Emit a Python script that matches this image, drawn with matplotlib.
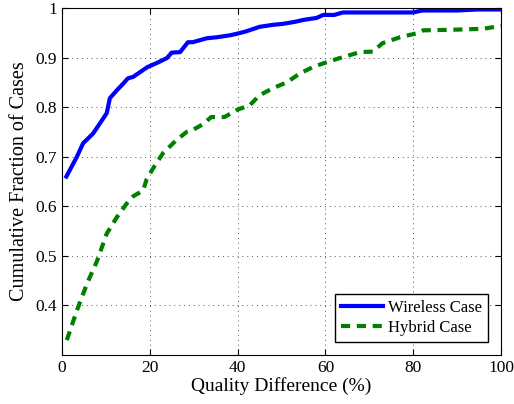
import matplotlib.pyplot as plt

plt.rcParams['font.family'] = ['Liberation Serif', 'DejaVu Serif']

# Datos =======================================================================
x_wireless = [1, 3.4, 4.8, 7.1, 9, 10.2, 10.9, 12.5, 14, 15, 16.2, 18.5, 19.5,
              21.6, 23.9, 25, 26.9, 28.7, 29.8, 33, 35.3, 38.3, 39.8, 42, 45,
              48, 50.3, 53, 55, 58, 59.5, 62, 64, 70, 80, 82, 90, 94.5, 100]
y_wireless = [0.66, 0.70, 0.727, 0.747, 0.772, 0.788, 0.818, 0.834, 0.848, 0.858,
              0.861, 0.875, 0.881, 0.889, 0.899, 0.91, 0.911, 0.931, 0.931, 0.939,
              0.941, 0.945, 0.948, 0.953, 0.962, 0.966, 0.968, 0.972, 0.976, 0.98,
              0.986, 0.986, 0.991, 0.991, 0.991, 0.995, 0.995, 0.997, 0.997]

x_hybrid = [1.1, 3.4, 5.7, 8, 10.2, 12.5, 14.7, 16.2, 18.5, 19.3, 21, 23, 26,
            28.4, 30, 32, 34, 37, 40, 42.8, 45, 48, 51.2, 54.2, 57.2, 60.4, 64,
            67.9, 70.8, 73, 77, 80.8, 82.3, 88.4, 95.9, 100]
y_hybrid = [0.33, 0.39, 0.444, 0.49, 0.545, 0.578, 0.605, 0.62, 0.632, 0.655,
            0.68, 0.707, 0.733, 0.75, 0.755, 0.765, 0.78, 0.78, 0.795, 0.804,
            0.824, 0.838, 0.85, 0.868, 0.881, 0.891, 0.901, 0.911, 0.912, 0.929,
            0.941, 0.949, 0.955, 0.956, 0.958, 0.964]

# Visualizacion ===============================================================
fig = plt.figure(figsize=(5.14, 4.04), dpi=100)
ax = fig.add_axes([0.1206, 0.1213, 0.8541, 0.8589])

ax.plot(x_wireless, y_wireless, color='#0000ff', lw=3, label='Wireless Case')
ax.plot(x_hybrid, y_hybrid, color='#008000', lw=3, ls=(0, (2.2, 1.6)),
        label='Hybrid Case')

ax.set_xlim(0, 100)
ax.set_ylim(0.3, 1)
ax.set_xticks([0, 20, 40, 60, 80, 100])
ax.set_yticks([0.4, 0.5, 0.6, 0.7, 0.8, 0.9, 1])
ax.set_yticklabels(['0.4', '0.5', '0.6', '0.7', '0.8', '0.9', '1'])
ax.tick_params(direction='in', labelsize=12.5, top=True, right=True, length=4)
ax.grid(True, ls=(0, (1, 4)), color='#555555', lw=0.7)

ax.set_xlabel('Quality Difference (%)', fontsize=14, labelpad=1)
ax.set_ylabel('Cumulative Fraction of Cases', fontsize=14.5, labelpad=5)

leg = ax.legend(loc='lower right', fontsize=12, fancybox=False, framealpha=1,
                edgecolor='black', borderaxespad=0.8, handlelength=2.5,
                handletextpad=0.3, labelspacing=0.25, borderpad=0.35)
leg.get_frame().set_linewidth(1)

plt.savefig('out.png', dpi=100)
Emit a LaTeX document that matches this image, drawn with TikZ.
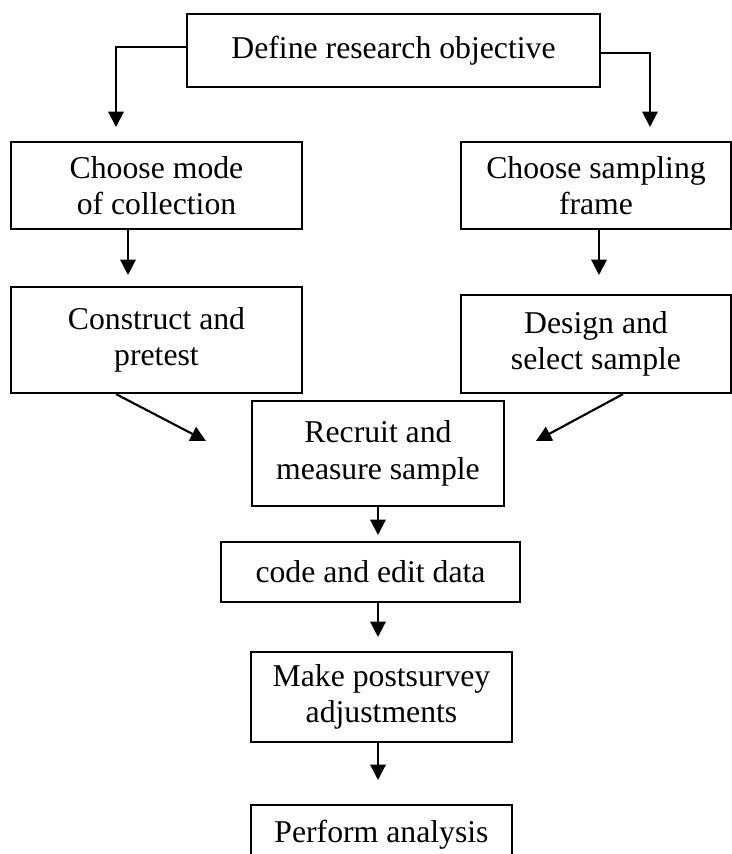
\documentclass[tikz,border=0pt]{standalone}
\usepackage{fontspec}
\setmainfont{Liberation Serif}
\usetikzlibrary{arrows.meta}
\begin{document}
\begin{tikzpicture}[x=0.75pt,y=-0.75pt,
  box/.style={draw, line width=1.6pt, align=center, inner sep=0pt,
    font=\fontsize{23.8}{27.5}\selectfont},
  arr/.style={line width=1.6pt, -{Triangle[length=11.5pt,width=11.5pt]}}]
\useasboundingbox (0,0) rectangle (732,854);
\clip (0,0) rectangle (732,854);
% boxes
\node[box, minimum width=413*0.75pt, minimum height=73*0.75pt] (def) at (393.5,50.5) {Define research objective};
\node[box, minimum width=291*0.75pt, minimum height=87*0.75pt] (mode) at (156.5,185.5) {Choose mode\\of collection};
\node[box, minimum width=270*0.75pt, minimum height=87*0.75pt] (frame) at (596,185.5) {Choose sampling\\frame};
\node[box, minimum width=291*0.75pt, minimum height=106*0.75pt] (cons) at (156.5,340) {Construct and\\pretest};
\node[box, minimum width=270*0.75pt, minimum height=98*0.75pt] (design) at (596,344) {Design and\\select sample};
\node[box, minimum width=252*0.75pt, minimum height=105*0.75pt] (recruit) at (378,453.5) {Recruit and\\measure sample};
\node[box, minimum width=299*0.75pt, minimum height=60*0.75pt] (code) at (370.5,572) {code and edit data};
\node[box, minimum width=261*0.75pt, minimum height=90*0.75pt] (make) at (381.5,697) {Make postsurvey\\adjustments};
\node[box, minimum width=261*0.75pt, minimum height=60*0.75pt] (perf) at (381.5,835) {Perform analysis};
% helper coordinates
\coordinate (yl) at (0,47);
\coordinate (yr) at (0,53);
\coordinate (tl) at (116,127);
\coordinate (tr) at (650,127);
\coordinate (xm) at (128,0);
\coordinate (tm) at (128,275);
\coordinate (xf) at (599,0);
\coordinate (tf) at (599,275);
\coordinate (xc) at (116,0);
\coordinate (tc) at (206,441);
\coordinate (xd) at (623,0);
\coordinate (td) at (536,441);
\coordinate (t1) at (378,535);
\coordinate (t2) at (378,637);
\coordinate (t3) at (378,780);
% connectors
\draw[arr] (def.west |- yl) -| (tl);
\draw[arr] (def.east |- yr) -| (tr);
\draw[arr] (mode.south -| xm) -- (tm);
\draw[arr] (frame.south -| xf) -- (tf);
\draw[arr] (cons.south -| xc) -- (tc);
\draw[arr] (design.south -| xd) -- (td);
\draw[arr] (recruit.south -| t1) -- (t1);
\draw[arr] (code.south -| t2) -- (t2);
\draw[arr] (make.south -| t3) -- (t3);
\end{tikzpicture}
\end{document}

__Written exercise__
Copy and report every line where the word "that" is present.

__Exercise solution__
Emit a Python script that matches this image, drawn with matplotlib.
Emit a LaTeX document that matches this image, drawn with TikZ.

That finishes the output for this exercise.